The way I see it, this is a valid idea. However it is very weak in a sense of 3 aspects:

Readability & intuitiveness. It just doesn’t read well.
Integration. It uses function names as keywords. Also, it is very similar to other comprehensions, while differs significantly in what it does. It could potentially be a big strain on a parser to differentiate which one it is (this is my guess, I don’t have much experience there. But this would need to be explored to put such proposal). Also, it would be confusing to the user. Given its functionality is different, its syntax would ideally be sufficiently distinct to not cause any confusions. To cover this properly, some familiarity with comprehension parsing (and with loop parsing) would be essential.
Flexibility. Comprehension expression is a non-trivial construct. To justify similar introduction, the benefits of its functionality would need to outweigh the cost (which is big on many fronts).
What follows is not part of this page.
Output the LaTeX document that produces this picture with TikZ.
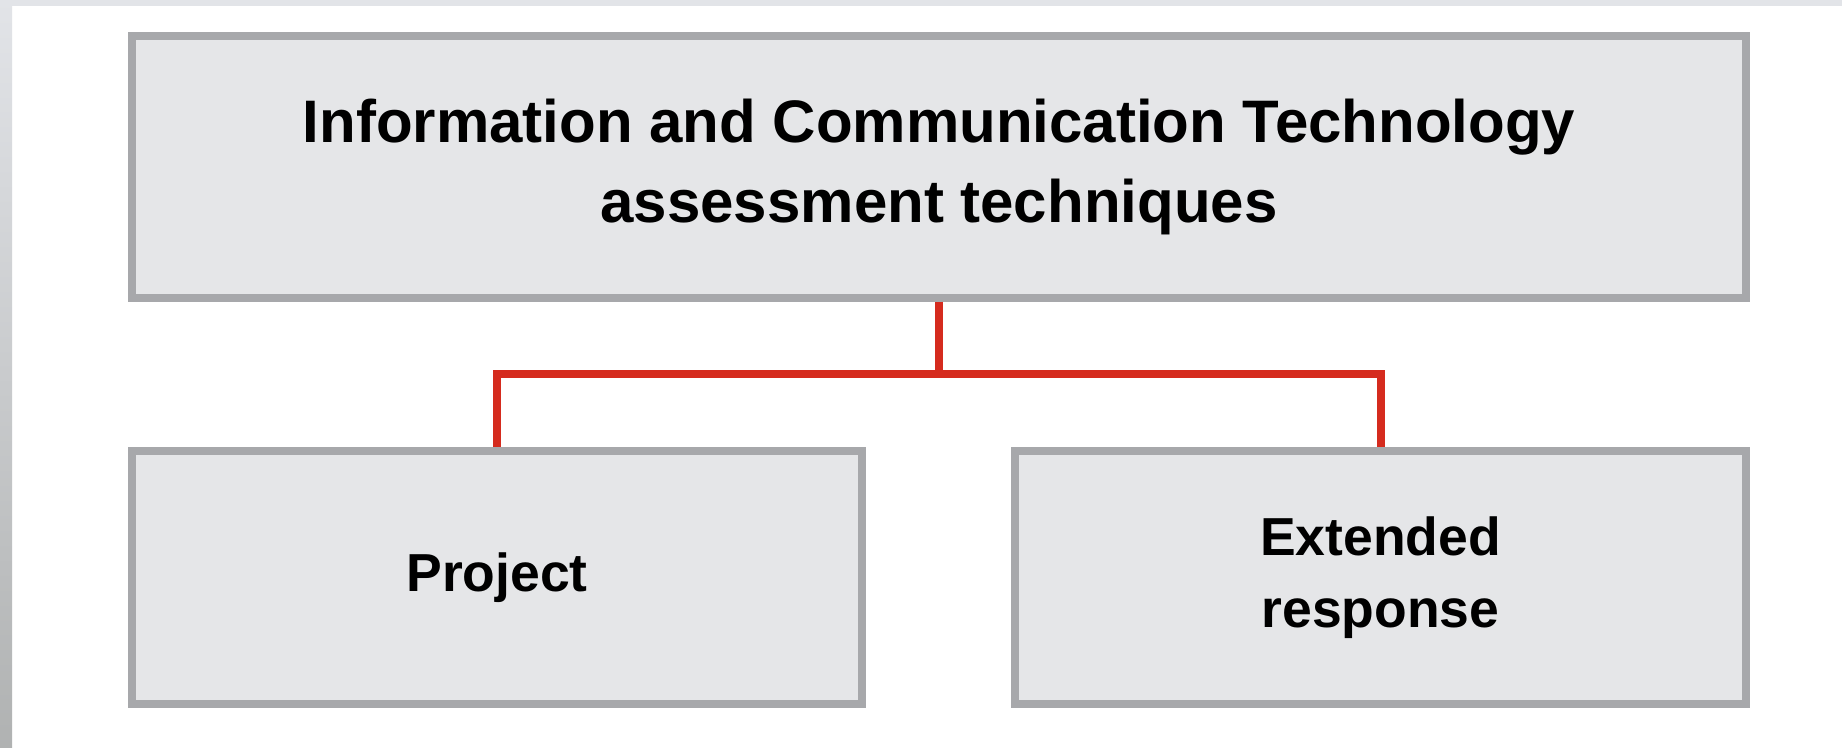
\documentclass[tikz,border=0pt]{standalone}
\usepackage{fontspec}
\setmainfont{Liberation Sans}
\usepackage{tikz}
\usetikzlibrary{calc}
\definecolor{boxfill}{HTML}{E5E6E8}
\definecolor{boxline}{HTML}{A7A8AB}
\definecolor{linkred}{HTML}{D52B1E}
\definecolor{stripgray}{HTML}{E2E4E8}
\definecolor{stripdark}{HTML}{B0B2B2}
\tikzset{
    techbox/.style={draw=boxline, fill=boxfill, line width=7.5pt, rectangle,
        inner sep=0pt, align=center, text=black},
    headtext/.style={font=\fontsize{60}{80}\selectfont\bfseries},
    subtext/.style={font=\fontsize{53.5}{72}\selectfont\bfseries},
    link/.style={draw=linkred, line width=8pt}
}

\begin{document}
\begin{tikzpicture}[x=1pt,y=1pt]
\useasboundingbox (0,0) rectangle (1842,747);
\fill[white] (0,0) rectangle (1842,747);
\fill[stripgray] (0,741) rectangle (1842,747);
\shade[top color=stripgray, bottom color=stripdark] (0,0) rectangle (12,747);

\node[techbox, headtext, minimum width=1614pt, minimum height=262pt] (ict) at (939,580)
    {Information and Communication Technology\\assessment techniques};
\node[techbox, subtext, minimum width=730pt, minimum height=253pt] (project) at (497,169.5)
    {Project};
\node[techbox, subtext, minimum width=731pt, minimum height=253pt] (extended) at (1380.5,169.5)
    {Extended\\response};

\coordinate (fork) at (939,373);

\draw[link] (ict.south) -- (fork);
\draw[link] (fork) -| (project.north);
\draw[link] (fork) -| (extended.north);
\end{tikzpicture}
\end{document}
As opposed to this problem:

def any_loop(maps, key):
    for m in maps:
        if key in m:
            return True
    return False

It would at least need to address a more general short-circuiting problem.

def short_cicuit(iterator, expression, n):
    i = 0
    for el in iterator:
        if expression(el):
            i += 1
            if i > n:
                break
    return copysign(1, i - n)

any(key in m for m in maps): short_circuit(iterator, key in el, 1) > 0
all(key in m for m in maps): short_circuit(iterator, key not in el, 1) > 0

These would be my starting points. Interesting exercise IMO. It is difficult to have both flexible and performant short-circuiting tools. I know numpy has explored some options and still there is nothing for it.

What I am looking at is improving performance and performant interactions of existing tools. But the scope of improvements is limited.

What you are suggesting has a much bigger potential, but the size of a task is equivalently larger with much greater uncertainty of the outcome.